--- BEGIN ---
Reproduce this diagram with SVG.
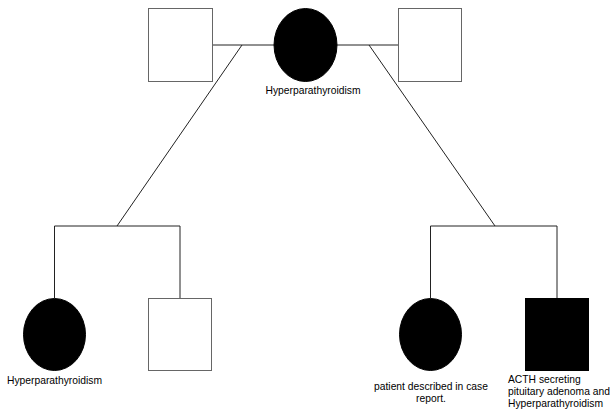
<svg xmlns="http://www.w3.org/2000/svg" width="613" height="417" viewBox="0 0 613 417">
<style>
.line{stroke:#222;stroke-width:1;fill:none}
.sq{fill:#fff;stroke:#666;stroke-width:1}
.aff{fill:#000;stroke:#000;stroke-width:1}
text{font-family:"Liberation Sans",Arial,sans-serif;font-size:10.3px;fill:#000}
</style>
<rect width="613" height="417" fill="#fff"/>
<g id="connectors">
<line class="line" x1="212" y1="45" x2="274" y2="45"/>
<line class="line" x1="337" y1="45" x2="398" y2="45"/>
<line class="line" x1="242" y1="45" x2="117" y2="226"/>
<line class="line" x1="369" y1="45" x2="495" y2="226"/>
<polyline class="line" points="54.5,298 54.5,226 180,226 180,298"/>
<polyline class="line" points="430.5,298 430.5,226 557,226 557,298"/>
</g>
<g id="grandfather">
<rect class="sq" x="148.5" y="8.5" width="64" height="73"/>
</g>
<g id="grandmother">
<ellipse class="aff" cx="305.5" cy="45" rx="31.5" ry="36.5"/>
<text x="313" y="94" text-anchor="middle">Hyperparathyroidism</text>
</g>
<g id="grandfather2">
<rect class="sq" x="398.5" y="8.5" width="63" height="73"/>
</g>
<g id="daughter-left">
<ellipse class="aff" cx="54.5" cy="334.5" rx="31" ry="36"/>
<text x="7" y="384">Hyperparathyroidism</text>
</g>
<g id="son-left">
<rect class="sq" x="148.5" y="298.5" width="63" height="72"/>
</g>
<g id="patient">
<ellipse class="aff" cx="430.5" cy="334.5" rx="31" ry="36"/>
<text x="431" y="390" text-anchor="middle">patient described in case</text>
<text x="431" y="402" text-anchor="middle">report.</text>
</g>
<g id="brother">
<rect class="aff" x="525.5" y="298.5" width="63" height="72"/>
<text x="508" y="383">ACTH secreting</text>
<text x="508" y="395">pituitary adenoma and</text>
<text x="508" y="407">Hyperparathyroidism</text>
</g>
</svg>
--- END ---
TO DO
Output the data above without changes, apart from leaving out the pictures.

WORKED SOLUTION
Reproduce this diagram with SVG.
<svg xmlns="http://www.w3.org/2000/svg" width="613" height="417" viewBox="0 0 613 417">
<style>
.line{stroke:#222;stroke-width:1;fill:none}
.sq{fill:#fff;stroke:#666;stroke-width:1}
.aff{fill:#000;stroke:#000;stroke-width:1}
text{font-family:"Liberation Sans",Arial,sans-serif;font-size:10.3px;fill:#000}
</style>
<rect width="613" height="417" fill="#fff"/>
<g id="connectors">
<line class="line" x1="212" y1="45" x2="274" y2="45"/>
<line class="line" x1="337" y1="45" x2="398" y2="45"/>
<line class="line" x1="242" y1="45" x2="117" y2="226"/>
<line class="line" x1="369" y1="45" x2="495" y2="226"/>
<polyline class="line" points="54.5,298 54.5,226 180,226 180,298"/>
<polyline class="line" points="430.5,298 430.5,226 557,226 557,298"/>
</g>
<g id="grandfather">
<rect class="sq" x="148.5" y="8.5" width="64" height="73"/>
</g>
<g id="grandmother">
<ellipse class="aff" cx="305.5" cy="45" rx="31.5" ry="36.5"/>
<text x="313" y="94" text-anchor="middle">Hyperparathyroidism</text>
</g>
<g id="grandfather2">
<rect class="sq" x="398.5" y="8.5" width="63" height="73"/>
</g>
<g id="daughter-left">
<ellipse class="aff" cx="54.5" cy="334.5" rx="31" ry="36"/>
<text x="7" y="384">Hyperparathyroidism</text>
</g>
<g id="son-left">
<rect class="sq" x="148.5" y="298.5" width="63" height="72"/>
</g>
<g id="patient">
<ellipse class="aff" cx="430.5" cy="334.5" rx="31" ry="36"/>
<text x="431" y="390" text-anchor="middle">patient described in case</text>
<text x="431" y="402" text-anchor="middle">report.</text>
</g>
<g id="brother">
<rect class="aff" x="525.5" y="298.5" width="63" height="72"/>
<text x="508" y="383">ACTH secreting</text>
<text x="508" y="395">pituitary adenoma and</text>
<text x="508" y="407">Hyperparathyroidism</text>
</g>
</svg>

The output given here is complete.